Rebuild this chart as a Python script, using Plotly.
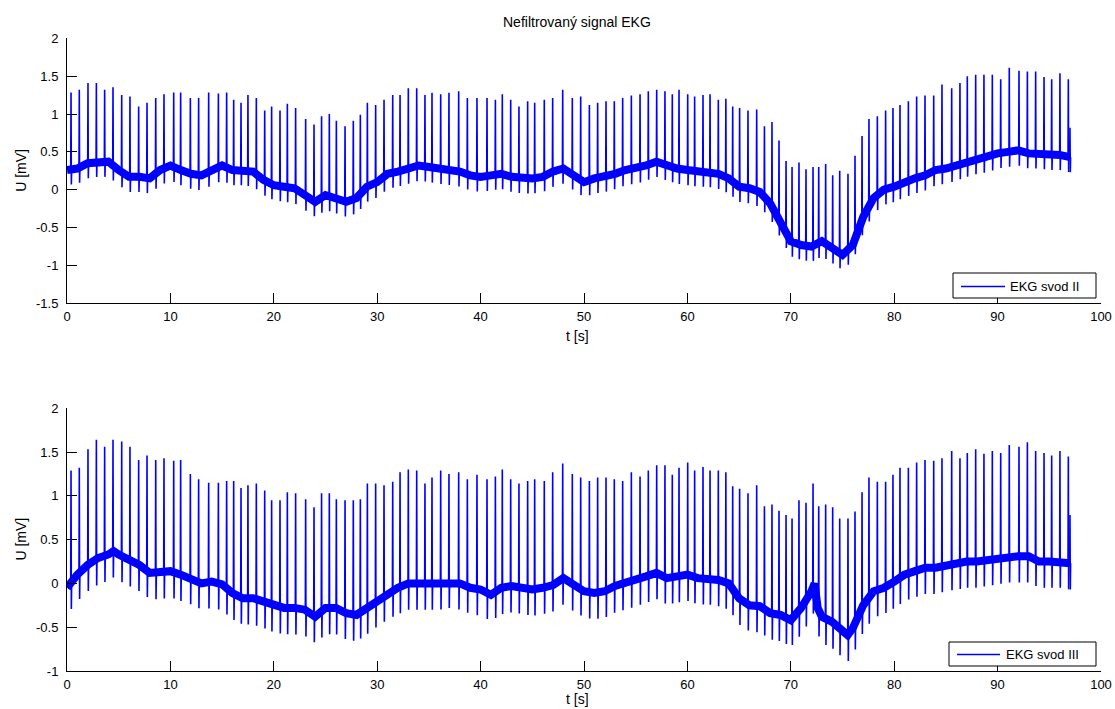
import numpy as np
import plotly.graph_objects as go

# ---------------- data ----------------
BEAT_T = [0.39, 1.19, 2.03, 2.84, 3.64, 4.45, 5.29, 6.09, 6.93, 7.74,
          8.58, 9.38, 10.32, 10.99, 11.93, 12.73, 13.70, 14.64, 15.44, 16.12,
          16.83, 17.50, 18.31, 19.12, 19.79, 20.60, 21.31, 22.11, 23.08, 23.89,
          24.62, 25.37, 26.05, 26.89, 27.69, 28.37, 29.05, 29.85, 30.66, 31.50,
          32.21, 33.01, 33.82, 34.62, 35.30, 36.14, 36.94, 37.88, 38.72, 39.65,
          40.62, 41.43, 42.10, 42.91, 43.71, 44.55, 45.23, 46.16, 46.97, 47.94,
          48.87, 49.68, 50.52, 51.32, 52.13, 52.93, 53.74, 54.58, 55.42, 56.22,
          57.03, 57.83, 58.54, 59.19, 60.03, 60.70, 61.51, 62.19, 62.99, 63.72,
          64.38, 65.05, 65.86, 66.70, 67.45, 68.18, 68.86, 69.54, 70.12, 70.79,
          71.47, 72.15, 72.70, 73.37, 74.05, 74.73, 75.53, 76.21, 76.89, 77.56,
          78.37, 79.17, 79.88, 80.56, 81.37, 82.17, 82.98, 83.82, 84.62, 85.56,
          86.36, 87.07, 87.88, 88.68, 89.49, 90.30, 91.13, 92.07, 92.88, 93.68,
          94.49, 95.23, 96.03, 96.84, 97.00]

PEAK_II = [1.285, 1.32, 1.41, 1.41, 1.32, 1.355, 1.25, 1.23, 1.10, 1.15,
           1.21, 1.26, 1.285, 1.285, 1.21, 1.21, 1.285, 1.27, 1.285, 1.19,
           1.15, 1.25, 1.21, 1.045, 1.10, 1.045, 1.135, 1.08, 0.935, 0.86,
           0.97, 1.00, 0.91, 0.84, 0.91, 0.99, 1.15, 1.12, 1.19, 1.25,
           1.25, 1.34, 1.34, 1.25, 1.28, 1.26, 1.28, 1.30, 1.21, 1.21,
           1.21, 1.19, 1.26, 1.19, 1.10, 1.17, 1.15, 1.19, 1.21, 1.32,
           1.21, 1.23, 1.12, 1.15, 1.17, 1.17, 1.21, 1.245, 1.26, 1.30,
           1.32, 1.30, 1.26, 1.32, 1.26, 1.23, 1.25, 1.26, 1.19, 1.20,
           1.10, 1.08, 1.045, 1.06, 0.84, 0.895, 0.65, 0.38, 0.30, 0.36,
           0.27, 0.30, 0.30, 0.34, 0.19, 0.25, 0.21, 0.45, 0.71, 0.935,
           0.97, 1.045, 1.08, 1.12, 1.17, 1.23, 1.245, 1.245, 1.39, 1.34,
           1.41, 1.50, 1.52, 1.52, 1.52, 1.46, 1.61, 1.57, 1.56, 1.56,
           1.49, 1.46, 1.54, 1.46, 0.82]

PEAK_III = [1.29, 1.32, 1.53, 1.64, 1.56, 1.64, 1.62, 1.56, 1.41, 1.46,
            1.41, 1.43, 1.40, 1.41, 1.25, 1.19, 1.15, 1.15, 1.17, 1.17,
            1.09, 1.12, 1.14, 1.06, 0.95, 0.95, 1.04, 1.03, 0.96, 0.87,
            1.03, 1.03, 0.96, 0.95, 0.95, 0.96, 1.14, 1.14, 1.12, 1.16,
            1.27, 1.30, 1.29, 1.14, 1.21, 1.29, 1.25, 1.27, 1.19, 1.24,
            1.19, 1.22, 1.30, 1.19, 1.14, 1.17, 1.19, 1.17, 1.27, 1.37,
            1.25, 1.21, 1.17, 1.21, 1.21, 1.19, 1.17, 1.27, 1.22, 1.29,
            1.35, 1.35, 1.24, 1.32, 1.38, 1.29, 1.33, 1.29, 1.29, 1.27,
            1.11, 1.08, 1.03, 1.12, 0.88, 0.90, 0.83, 0.78, 0.74, 0.95,
            0.92, 1.14, 0.88, 0.90, 0.87, 0.74, 0.74, 0.82, 1.04, 1.21,
            1.16, 1.16, 1.24, 1.32, 1.32, 1.38, 1.41, 1.40, 1.43, 1.51,
            1.43, 1.49, 1.53, 1.48, 1.51, 1.49, 1.58, 1.56, 1.61, 1.51,
            1.49, 1.46, 1.51, 1.45, 0.78]

# baseline (centre of the noisy band)
BASE_T_II = list(range(0, 98))
BASE_II = [0.26, 0.28, 0.35, 0.37, 0.37, 0.26, 0.17, 0.17, 0.15, 0.26,
           0.32, 0.26, 0.21, 0.19, 0.26, 0.32, 0.26, 0.26, 0.24, 0.13,
           0.06, 0.04, 0.02, -0.07, -0.16, -0.07, -0.11, -0.16, -0.11, 0.04,
           0.10, 0.21, 0.24, 0.28, 0.32, 0.30, 0.28, 0.26, 0.24, 0.19,
           0.17, 0.19, 0.21, 0.17, 0.15, 0.15, 0.17, 0.24, 0.28, 0.19,
           0.10, 0.15, 0.17, 0.21, 0.26, 0.28, 0.32, 0.37, 0.32, 0.28,
           0.26, 0.24, 0.24, 0.21, 0.15, 0.04, 0.02, -0.03, -0.18, -0.44,
           -0.68, -0.73, -0.75, -0.68, -0.77, -0.86, -0.73, -0.36, -0.11, 0.00,
           0.04, 0.10, 0.15, 0.19, 0.26, 0.28, 0.32, 0.37, 0.41, 0.43,
           0.48, 0.50, 0.52, 0.48, 0.48, 0.46, 0.46, 0.43]

BASE_T_III = [0, 1, 2, 3, 4, 4.5, 5, 6, 7, 8, 9, 10, 11, 12, 13, 14, 15, 16, 17, 18,
              19, 20, 21, 22, 23, 24, 25, 26, 27, 28, 29, 30, 31, 32, 33, 34, 35, 36,
              37, 38, 39, 40, 41, 42, 43, 44, 45, 46, 47, 48, 49, 50, 51, 52, 53, 54,
              55, 56, 57, 58, 59, 60, 61, 62, 63, 64, 65, 66, 67, 68, 69, 70, 71, 72,
              72.3, 72.6, 73, 74, 75, 75.5, 76, 77, 78, 79, 80, 81, 82, 83, 84, 85, 86,
              87, 88, 89, 90, 91, 92, 93, 94, 95, 96, 97]
BASE_III = [-0.05, 0.10, 0.21, 0.29, 0.33, 0.37, 0.33, 0.27, 0.21, 0.12, 0.12, 0.14,
            0.10, 0.06, 0.00, 0.02, -0.01, -0.11, -0.17, -0.17, -0.21, -0.26, -0.28,
            -0.28, -0.30, -0.38, -0.28, -0.28, -0.34, -0.36, -0.28, -0.19, -0.11, -0.05,
            0.00, 0.00, 0.00, 0.00, 0.02, 0.00, -0.05, -0.07, -0.13, -0.05, -0.03, -0.05,
            -0.07, -0.05, -0.02, 0.06, -0.02, -0.09, -0.11, -0.09, -0.03, 0.00, 0.04,
            0.08, 0.12, 0.06, 0.08, 0.10, 0.06, 0.06, 0.04, 0.00, -0.17, -0.25, -0.26,
            -0.34, -0.36, -0.42, -0.28, -0.09, 0.00, -0.28, -0.38, -0.44, -0.55, -0.59,
            -0.51, -0.25, -0.09, -0.05, 0.02, 0.10, 0.14, 0.18, 0.18, 0.21, 0.23, 0.25,
            0.25, 0.27, 0.29, 0.31, 0.31, 0.31, 0.25, 0.25, 0.25, 0.23]

S_DEPTH_II = 0.20
S_DEPTH_III = 0.30

X_TICKS = [0, 10, 20, 30, 40, 50, 60, 70, 80, 90, 100]
Y_TICKS_II = [-1.5, -1, -0.5, 0, 0.5, 1, 1.5, 2]
Y_TICKTEXT_II = ["-1.5", "-1", "-0.5", "0", "0.5", "1", "1.5", "2"]
Y_TICKS_III = [-1, -0.5, 0, 0.5, 1, 1.5, 2]
Y_TICKTEXT_III = ["-1", "-0.5", "0", "0.5", "1", "1.5", "2"]

TITLE = "Nefiltrovaný signal EKG"
NAME_II = "EKG svod II"
NAME_III = "EKG svod III"
Y_LABEL = "U [mV]"
X_LABEL = "t [s]"

# ---------------- figure ----------------
W, H = 1115, 709
BLUE = "#0000FF"
FONT = "Liberation Sans, Arial, sans-serif"


def spikes(beats, peaks, bt, bv, sdepth):
    xs, ys = [], []
    for t, p in zip(beats, peaks):
        b = float(np.interp(t, bt, bv))
        xs += [t - 0.03, t, t + 0.03, t + 0.06, None]
        ys += [b, p, b - sdepth, b, None]
    return xs, ys


fig = go.Figure()

# top: lead II
fig.add_trace(go.Scatter(x=BASE_T_II, y=BASE_II, mode="lines",
                         line=dict(color=BLUE, width=8), showlegend=False,
                         hoverinfo="skip", xaxis="x", yaxis="y"))
sx, sy = spikes(BEAT_T, PEAK_II, BASE_T_II, BASE_II, S_DEPTH_II)
fig.add_trace(go.Scatter(x=sx, y=sy, mode="lines", name=NAME_II, showlegend=False,
                         line=dict(color=BLUE, width=1.6), xaxis="x", yaxis="y"))

# bottom: lead III
fig.add_trace(go.Scatter(x=BASE_T_III, y=BASE_III, mode="lines",
                         line=dict(color=BLUE, width=8), showlegend=False,
                         hoverinfo="skip", xaxis="x2", yaxis="y2"))
sx, sy = spikes(BEAT_T, PEAK_III, BASE_T_III, BASE_III, S_DEPTH_III)
fig.add_trace(go.Scatter(x=sx, y=sy, mode="lines", name=NAME_III, showlegend=False,
                         line=dict(color=BLUE, width=1.6), xaxis="x2", yaxis="y2"))

X0, X1 = 67, 1101
TOP_Y0, TOP_Y1 = 38.3, 303.3
BOT_Y0, BOT_Y1 = 408.2, 671.0


def px(x):
    return x / W


def py(y):
    return 1 - y / H


axis_common = dict(showgrid=False, zeroline=False, showline=True, linecolor="black",
                   linewidth=1, ticks="inside", ticklen=10, tickcolor="black",
                   tickfont=dict(family=FONT, size=13, color="black"), mirror=False,
                   automargin=False)

fig.update_layout(
    width=W, height=H, margin=dict(l=0, r=0, t=0, b=0, autoexpand=False),
    paper_bgcolor="white", plot_bgcolor="white", showlegend=False,
    xaxis=dict(domain=[px(X0), px(X1)], range=[0, 100], tickvals=X_TICKS,
               anchor="y", ticklabelstandoff=1, **axis_common),
    yaxis=dict(domain=[py(TOP_Y1), py(TOP_Y0)], range=[-1.5, 2], tickvals=Y_TICKS_II,
               ticktext=Y_TICKTEXT_II, anchor="x", ticklabelstandoff=5, **axis_common),
    xaxis2=dict(domain=[px(X0), px(X1)], range=[0, 100], tickvals=X_TICKS,
                anchor="y2", ticklabelstandoff=1, **axis_common),
    yaxis2=dict(domain=[py(BOT_Y1), py(BOT_Y0)], range=[-1, 2], tickvals=Y_TICKS_III,
                ticktext=Y_TICKTEXT_III, anchor="x2", ticklabelstandoff=5, **axis_common),
)

ann_font = dict(family=FONT, size=13, color="black")
title_font = dict(family=FONT, size=14, color="black")


def legend_box(x0, x1, y0, y1, lx0, lx1, tx, name):
    """MATLAB-style legend box (pixel positions on the page)."""
    ym = round((y0 + y1) / 2) + 0.5
    shapes = [
        dict(type="rect", xref="paper", yref="paper", x0=px(x0), x1=px(x1),
             y0=py(y1), y1=py(y0), line=dict(color="black", width=1),
             fillcolor="white", layer="above"),
        dict(type="line", xref="paper", yref="paper", x0=px(lx0), x1=px(lx1),
             y0=py(ym), y1=py(ym), line=dict(color=BLUE, width=1.5), layer="above"),
    ]
    ann = dict(text=name, x=px(tx), y=py(ym), xref="paper", yref="paper",
               xanchor="left", yanchor="middle", showarrow=False, font=ann_font)
    return shapes, ann


s1, a1 = legend_box(953, 1096, 273, 298, 961, 1005, 1008, NAME_II)
s2, a2 = legend_box(949, 1096, 642, 666, 957, 1000, 1004, NAME_III)

annotations = [
    dict(text=TITLE, x=px(577), y=py(22), xref="paper", yref="paper",
         xanchor="center", yanchor="middle", showarrow=False, font=title_font),
    dict(text=Y_LABEL, x=px(21), y=py((TOP_Y0 + TOP_Y1) / 2), xref="paper", yref="paper",
         xanchor="center", yanchor="middle", showarrow=False, font=title_font,
         textangle=-90),
    dict(text=Y_LABEL, x=px(21), y=py((BOT_Y0 + BOT_Y1) / 2), xref="paper", yref="paper",
         xanchor="center", yanchor="middle", showarrow=False, font=title_font,
         textangle=-90),
    dict(text=X_LABEL, x=px(577), y=py(336), xref="paper", yref="paper",
         xanchor="center", yanchor="middle", showarrow=False, font=title_font),
    dict(text=X_LABEL, x=px(577), y=py(699), xref="paper", yref="paper",
         xanchor="center", yanchor="middle", showarrow=False, font=title_font),
    a1, a2,
]
fig.update_layout(annotations=annotations, shapes=s1 + s2)

fig.write_html("out.html")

┄┄┄┄┄┄┄┄┄┄┄┄┄┄┄┄┄┄┄┄

TASK DESCRIPTION
Skip the pictures and restate exactly the lines from the beginning of the listing to the line with "import plotly.graph_objects as go", that line included.

PROBLEM SOLUTION
Rebuild this chart as a Python script, using Plotly.
import numpy as np
import plotly.graph_objects as go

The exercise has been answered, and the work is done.